The plot might well be fictional but across the world, in the tiny Gulf state of Qatar, a group of scientists has been researching the possibility of other life forms in the solar system for several years. The team, led by Dr Khalid Al Subai, leader of the Qatar Exoplanet Survey and a research director at Qatar Foundation, has — with the help of scientists in the UK and the US — already discovered two new planets.
“This kind of science is addressing very profound questions [such as] are we alone? Is life special or can [it] be common? These questions have intrigued human beings for a long time and we are now approaching to answer these kinds of questions,” Al Subai tells Arabian Business.
“Qatar is considered the only country that is doing research in this topic; actually it’s the only Arab and Islamic country in the whole world doing research on this topic,” he adds.
Qatar, which overtook Luxembourg to become the world’s richest nation in 2010, is spending billions of dollars in new areas of research as it looks to diversify its economy away from oil and gas. The Gulf state’s sovereign wealth fund has acquired stakes in some of the world’s biggest landmarks, is set to play host to the 2022 World Cup, and now it is turning its attentions to reviving the Arab world’s rich history of astronomy.
Less than two years after Al Subai established his Doha-based research team in 2008, it discovered its first ‘alien’ planet. The gas planet, named Qatar-1b, is 1.1 times larger than Jupiter with a diametre 1.2 times that of the solar system’s biggest planet. It orbits an orange dwarf star (named Qatar-1 in honour of the discovery) located 550 light years from Earth in the northern constellation Draco.
The 2010 discovery of the ‘hot Jupiter’ is significant in that it provides new theories about our solar system, explains Al Subai. “We have theories about how the planet was formed and our most probable theory is what we call the creation. That is that you have the centre, or a large dust cloud that rotates around a star, and from there it is solidified and condensed. It is an old theory but it is the most probable one.
“By finding big planets very close to stars it throws these theories away, it tells us that not everything will happen as you expect.
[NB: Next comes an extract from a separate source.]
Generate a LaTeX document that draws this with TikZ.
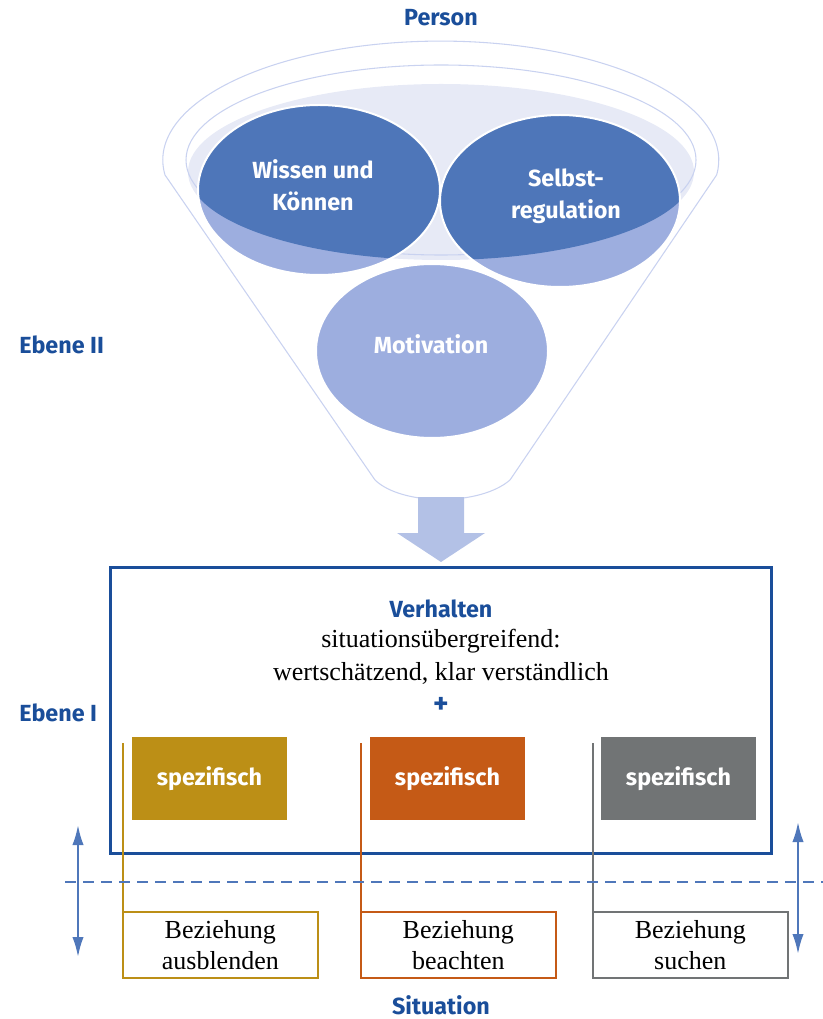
\documentclass[tikz,border=0pt]{standalone}
\usepackage{fontspec}
\setmainfont{Liberation Serif}
\newfontfamily\labelfont{Fira Sans}
\usetikzlibrary{arrows.meta, positioning}
\definecolor{funnelline}{HTML}{C9D2F0}
\definecolor{surface}{HTML}{E7EAF6}
\definecolor{darkcircle}{HTML}{4E76B9}
\definecolor{lightcircle}{HTML}{9DAEDF}
\definecolor{blockarrow}{HTML}{B3C1E6}
\definecolor{boxblue}{HTML}{1A4E9A}
\definecolor{guideblue}{HTML}{4F77BA}
\definecolor{gold}{HTML}{BC8F16}
\definecolor{orange}{HTML}{C55A16}
\definecolor{gray}{HTML}{717475}

\begin{document}
\begin{tikzpicture}[x=0.75pt, y=-0.75pt,
	heading/.style={font=\labelfont\bfseries\fontsize{17.5}{20}\selectfont, text=boxblue, inner sep=0pt},
	circletext/.style={font=\labelfont\bfseries\fontsize{17.5}{24}\selectfont, text=white, align=center, inner sep=0pt},
	bodytext/.style={font=\fontsize{19.5}{24}\selectfont, inner sep=0pt},
	spezbox/.style={fill=#1, minimum width=116.25pt, minimum height=62.25pt, inner sep=0pt, outer sep=0pt,
		font=\labelfont\bfseries\fontsize{17.5}{20}\selectfont, text=white},
	bezbox/.style={draw=#1, line width=1.5pt, fill=white, minimum width=146pt, minimum height=49.5pt, inner sep=0pt,
		outer sep=0pt, align=center, font=\fontsize{19.5}{23.5}\selectfont},
	funnel/.style={draw=funnelline, line width=0.8pt},
	updown/.style={guideblue, line width=1.6pt, {Latex[length=15pt, width=8.5pt]}-{Latex[length=15pt, width=8.5pt]}}]
	\useasboundingbox (0,0) rectangle (823,1019);

	% funnel
	\draw[funnel] (165,175) arc[start angle=172.8, end angle=367.2, x radius=278, y radius=119]
		-- (510,480) .. controls (480,506) and (402,506) .. (375,480) -- cycle;
	\fill[surface] (441,172) ellipse [x radius=253, y radius=88];
	\draw[funnel] (441,160) ellipse [x radius=255, y radius=95];

	% circles
	\foreach \cx/\cy/\rx/\ry in {319/190/121/85, 560/201/120/86, 432/351/116/87}{
		\fill[lightcircle] (\cx,\cy) ellipse [x radius=\rx, y radius=\ry];
	}
	\begin{scope}
		\clip (441,172) ellipse [x radius=253, y radius=88];
		\fill[darkcircle] (319,190) ellipse [x radius=121, y radius=85];
		\fill[darkcircle] (560,201) ellipse [x radius=120, y radius=86];
	\end{scope}
	\foreach \cx/\cy/\rx/\ry in {319/190/121/85, 560/201/120/86, 432/351/116/87}{
		\draw[white, line width=1.5pt] (\cx,\cy) ellipse [x radius=\rx, y radius=\ry];
	}
	\node[circletext] (wissen) at (313,185) {Wissen und\\Können};
	\node[circletext] (selbst) at (566,196) {Selbst-\\regulation};
	\node[circletext] (motivation) at (431,344) {Motivation};

	% arrow into the box
	\fill[blockarrow] (418,497) -- (464,497) -- (464,533) -- (485,533) -- (441,562) -- (397,533) -- (418,533) -- cycle;

	% labels:
	\node[heading] (person) at (441,18) {Person};
	\node[heading, anchor=west] (ebene2) at (19,345) {Ebene II};
	\node[heading, anchor=west] (ebene1) at (19,713) {Ebene I};
	\node[heading] (situation) at (441,1005) {Situation};

	% Verhalten box
	\draw[boxblue, line width=2.25pt] (110,567) rectangle (771,853);
	\node[heading] (verhalten) at (441,609) {Verhalten};
	\node[bodytext] (uebergreifend) at (441,641) {situationsübergreifend:};
	\node[bodytext] (wert) at (441,673) {wertschätzend, klar verständlich};
	\node[heading, font=\labelfont\bfseries\fontsize{22}{22}\selectfont] (plus) at (441,705) {+};

	% three situations
	\foreach \i/\xl/\xb/\col/\txt in {1/123/132/gold/ausblenden, 2/361/370/orange/beachten, 3/593/601/gray/suchen}{
		\node[spezbox=\col, anchor=north west] (spez\i) at (\xb,737) {spezifisch};
		\node[bezbox=\col, anchor=north west] (bez\i) at (\xl,912) {Beziehung\\\txt};
		\coordinate (top\i) at (\xl,743);
		\draw[\col, line width=1.5pt] (top\i) -- (bez\i.south west);
	}

	% border between the levels
	\coordinate (dashl) at (65,882);
	\coordinate (dashr) at (823,882);
	\draw[guideblue, line width=1.5pt, dash pattern=on 8.5pt off 5pt] (dashl) -- (dashr);
	\coordinate (lefttop) at (78,825);
	\coordinate (leftbot) at (78,957);
	\coordinate (righttop) at (798,822);
	\coordinate (rightbot) at (798,954);
	\draw[updown] (lefttop) -- (leftbot);
	\draw[updown] (righttop) -- (rightbot);
\end{tikzpicture}
\end{document}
What strikes us really is how unique and stable our solar system is; this is really the lesson. Even our stars and our planet Earth are a completely different story; it is exceptional. The idea is we go too far to come back to the original point and with a lot of appreciation to what we have now.”
The discovery of Qatar-1b was followed by a second discovery of Qatar 2b and Qatar 2c in June 2011. Al Subai, who spent the best part of his early career working for state-backed Qatar Petroleum, says he expects the team to discover two more planets before the end of the year. “By the end of this year we should have maybe not only one but a couple [of new planets],” he says optimistically.
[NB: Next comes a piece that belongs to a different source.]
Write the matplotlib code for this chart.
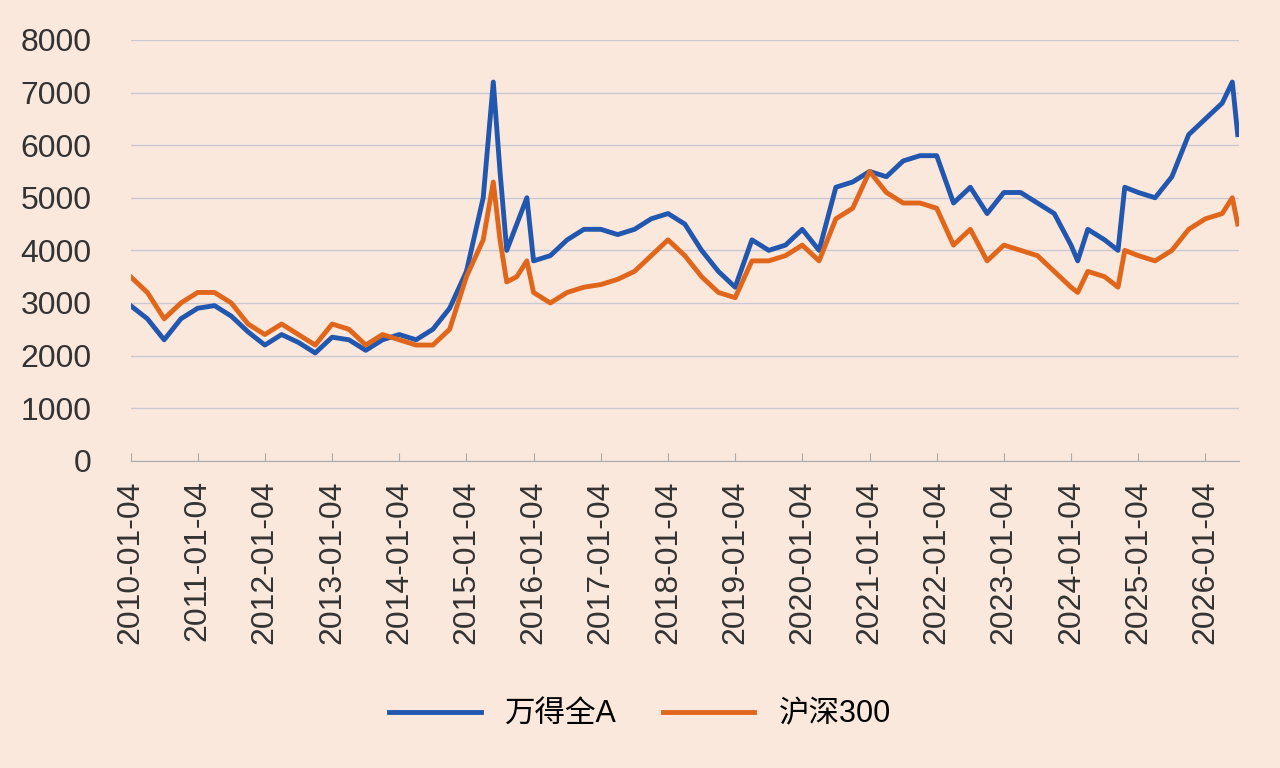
import matplotlib
matplotlib.use("Agg")
import matplotlib.pyplot as plt
import pandas as pd

plt.rcParams['font.family'] = ['Liberation Sans', 'Noto Sans CJK SC', 'DejaVu Sans']

t = [2010.0,2010.25,2010.5,2010.75,2011.0,2011.25,2011.5,2011.75,2012.0,2012.25,2012.5,2012.75,
     2013.0,2013.25,2013.5,2013.75,2014.0,2014.25,2014.5,2014.75,2015.0,2015.25,2015.4,2015.5,
     2015.6,2015.75,2015.9,2016.0,2016.25,2016.5,2016.75,2017.0,2017.25,2017.5,2017.75,2018.0,
     2018.25,2018.5,2018.75,2019.0,2019.25,2019.5,2019.75,2020.0,2020.25,2020.5,2020.75,2021.0,
     2021.25,2021.5,2021.75,2022.0,2022.25,2022.5,2022.75,2023.0,2023.25,2023.5,2023.75,2024.0,
     2024.1,2024.25,2024.5,2024.7,2024.8,2025.0,2025.25,2025.5,2025.75,2026.0,2026.25,2026.4,2026.48]
wind_a = [2950,2700,2300,2700,2900,2950,2750,2450,2200,2400,2250,2050,2350,2300,2100,2300,2400,2300,
          2500,2900,3600,5000,7200,5500,4000,4500,5000,3800,3900,4200,4400,4400,4300,4400,4600,4700,
          4500,4000,3600,3300,4200,4000,4100,4400,4000,5200,5300,5500,5400,5700,5800,5800,4900,5200,
          4700,5100,5100,4900,4700,4100,3800,4400,4200,4000,5200,5100,5000,5400,6200,6500,6800,7200,6200]
hs300 = [3500,3200,2700,3000,3200,3200,3000,2600,2400,2600,2400,2200,2600,2500,2200,2400,2300,2200,
         2200,2500,3500,4200,5300,4200,3400,3500,3800,3200,3000,3200,3300,3350,3450,3600,3900,4200,
         3900,3500,3200,3100,3800,3800,3900,4100,3800,4600,4800,5500,5100,4900,4900,4800,4100,4400,
         3800,4100,4000,3900,3600,3300,3200,3600,3500,3300,4000,3900,3800,4000,4400,4600,4700,5000,4500]
years = list(range(2010, 2027))

def todate(x):
    y = int(x); return pd.Timestamp(y, 1, 4) + pd.Timedelta(days=(x - y) * 365.25)
dates = [todate(x) for x in t]

bg = '#fbe8dc'
fig = plt.figure(figsize=(12.8, 7.68), dpi=100, facecolor=bg)
ax = fig.add_axes([0.102, 0.40, 0.866, 0.548], facecolor=bg)
ax.plot(dates, wind_a, color='#2257b0', lw=3.5, label='万得全A')
ax.plot(dates, hs300, color='#e0661c', lw=3.5, label='沪深300')
ax.set_ylim(0, 8000)
ax.set_yticks(range(0, 8001, 1000))
ax.set_xlim(pd.Timestamp(2010, 1, 4), todate(2026.5))
ax.set_xticks([pd.Timestamp(y, 1, 4) for y in years])
ax.set_xticklabels([f'{y}-01-04' for y in years], rotation=90)
ax.tick_params(axis='both', labelsize=23, colors='#333333', length=0)
ax.tick_params(axis='y', pad=28)
ax.tick_params(axis='x', length=6, color='#aaaaaa', direction='in', pad=14)
ax.grid(axis='y', color='#c9c9d4', lw=1)
for s in ['top', 'right', 'left']:
    ax.spines[s].set_visible(False)
ax.spines['bottom'].set_color('#aaaaaa')
ax.set_axisbelow(True)
fig.legend(loc='center', bbox_to_anchor=(0.5, 0.07), ncol=2, frameon=False, fontsize=22,
           handlelength=3, columnspacing=1.5)
fig.savefig('out.png', facecolor=bg)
The Qatar-funded team works closely with scientists at St. Andrews University, Leicester University and America’s Harvard University using data from the Gulf state’s wide-angle cameras in New Mexico to locate the planets.
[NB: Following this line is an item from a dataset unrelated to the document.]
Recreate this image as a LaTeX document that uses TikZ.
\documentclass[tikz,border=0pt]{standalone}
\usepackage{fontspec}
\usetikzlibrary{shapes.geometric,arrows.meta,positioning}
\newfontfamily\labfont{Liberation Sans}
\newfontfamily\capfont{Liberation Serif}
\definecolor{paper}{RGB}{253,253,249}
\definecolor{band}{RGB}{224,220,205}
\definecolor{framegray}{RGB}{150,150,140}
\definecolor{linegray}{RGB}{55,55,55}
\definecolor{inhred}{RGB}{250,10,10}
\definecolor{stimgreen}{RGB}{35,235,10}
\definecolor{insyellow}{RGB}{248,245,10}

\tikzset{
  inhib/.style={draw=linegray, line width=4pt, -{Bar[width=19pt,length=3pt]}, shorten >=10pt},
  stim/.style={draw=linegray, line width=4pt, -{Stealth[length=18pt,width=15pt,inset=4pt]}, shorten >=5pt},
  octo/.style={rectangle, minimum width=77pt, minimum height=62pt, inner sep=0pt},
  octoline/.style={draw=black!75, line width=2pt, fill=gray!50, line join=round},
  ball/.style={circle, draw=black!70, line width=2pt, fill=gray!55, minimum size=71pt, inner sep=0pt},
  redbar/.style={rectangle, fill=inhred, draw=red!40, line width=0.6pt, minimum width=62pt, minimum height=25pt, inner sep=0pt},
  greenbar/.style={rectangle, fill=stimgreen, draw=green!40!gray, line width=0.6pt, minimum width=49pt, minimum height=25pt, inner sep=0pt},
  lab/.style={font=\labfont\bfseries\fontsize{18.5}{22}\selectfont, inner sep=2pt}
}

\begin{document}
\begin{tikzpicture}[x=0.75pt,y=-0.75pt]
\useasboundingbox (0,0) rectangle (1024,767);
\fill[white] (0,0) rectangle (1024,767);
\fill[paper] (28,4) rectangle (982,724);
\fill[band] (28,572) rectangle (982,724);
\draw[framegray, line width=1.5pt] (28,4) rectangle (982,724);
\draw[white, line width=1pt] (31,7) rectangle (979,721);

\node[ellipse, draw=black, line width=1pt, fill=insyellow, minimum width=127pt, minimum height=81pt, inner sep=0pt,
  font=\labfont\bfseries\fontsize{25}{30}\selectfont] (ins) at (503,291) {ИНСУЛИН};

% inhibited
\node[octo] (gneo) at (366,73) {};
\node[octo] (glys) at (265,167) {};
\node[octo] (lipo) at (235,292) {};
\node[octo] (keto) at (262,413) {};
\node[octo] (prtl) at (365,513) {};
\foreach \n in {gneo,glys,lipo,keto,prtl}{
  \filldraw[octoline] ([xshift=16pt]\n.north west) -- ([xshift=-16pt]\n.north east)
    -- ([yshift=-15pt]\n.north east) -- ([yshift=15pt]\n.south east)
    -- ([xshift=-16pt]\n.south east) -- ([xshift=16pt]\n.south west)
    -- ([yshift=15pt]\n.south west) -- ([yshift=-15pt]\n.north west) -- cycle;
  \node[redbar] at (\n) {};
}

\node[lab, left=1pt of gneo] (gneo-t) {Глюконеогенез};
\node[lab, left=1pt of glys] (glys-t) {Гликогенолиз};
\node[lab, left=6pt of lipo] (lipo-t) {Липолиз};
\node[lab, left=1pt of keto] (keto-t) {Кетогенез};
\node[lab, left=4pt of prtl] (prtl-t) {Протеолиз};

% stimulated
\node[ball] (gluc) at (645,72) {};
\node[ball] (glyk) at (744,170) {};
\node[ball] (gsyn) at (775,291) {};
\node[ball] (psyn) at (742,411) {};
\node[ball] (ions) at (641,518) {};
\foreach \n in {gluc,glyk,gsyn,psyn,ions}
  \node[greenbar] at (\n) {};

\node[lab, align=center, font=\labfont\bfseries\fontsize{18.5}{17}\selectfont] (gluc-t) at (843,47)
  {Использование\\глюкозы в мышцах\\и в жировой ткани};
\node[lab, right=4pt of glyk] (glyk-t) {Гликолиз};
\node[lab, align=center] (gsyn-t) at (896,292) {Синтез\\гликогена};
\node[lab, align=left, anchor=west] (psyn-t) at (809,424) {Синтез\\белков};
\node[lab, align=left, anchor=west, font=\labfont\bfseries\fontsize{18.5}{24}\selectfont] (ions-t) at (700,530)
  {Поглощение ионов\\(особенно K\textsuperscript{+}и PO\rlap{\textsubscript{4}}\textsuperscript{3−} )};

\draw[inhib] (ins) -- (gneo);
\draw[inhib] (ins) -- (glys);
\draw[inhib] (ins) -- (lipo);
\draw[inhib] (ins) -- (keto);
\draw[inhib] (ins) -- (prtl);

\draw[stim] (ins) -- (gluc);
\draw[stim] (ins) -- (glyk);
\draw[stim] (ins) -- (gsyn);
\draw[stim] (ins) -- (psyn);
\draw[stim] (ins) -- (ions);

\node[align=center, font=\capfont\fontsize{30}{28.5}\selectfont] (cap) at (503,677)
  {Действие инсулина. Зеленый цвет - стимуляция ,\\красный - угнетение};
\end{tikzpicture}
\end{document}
Al Subai, who studied his PhD in astrophysics at the University of St. Andrews, Scotland and received a master’s degree in petroleum engineering from the University of Alaska — Fairbanks, says the three countries each bring their own an area of expertise. “We really complement each other; I head the team up in Qatar and… add to the software which is researching, St Andrews works on the archiving and the database and when we find eventually a signal that is promising we need to really confirm it and we go to Harvard, which has a large dedicated telescope that can confirm the signal for us,” he says.
Research conducted by the Qatari-led team is not only putting the country on the international map but also helping to revive the Arab world’s history of astronomy, which centuries ago discovered planets as well as the instruments to observe and measure the stars and planets.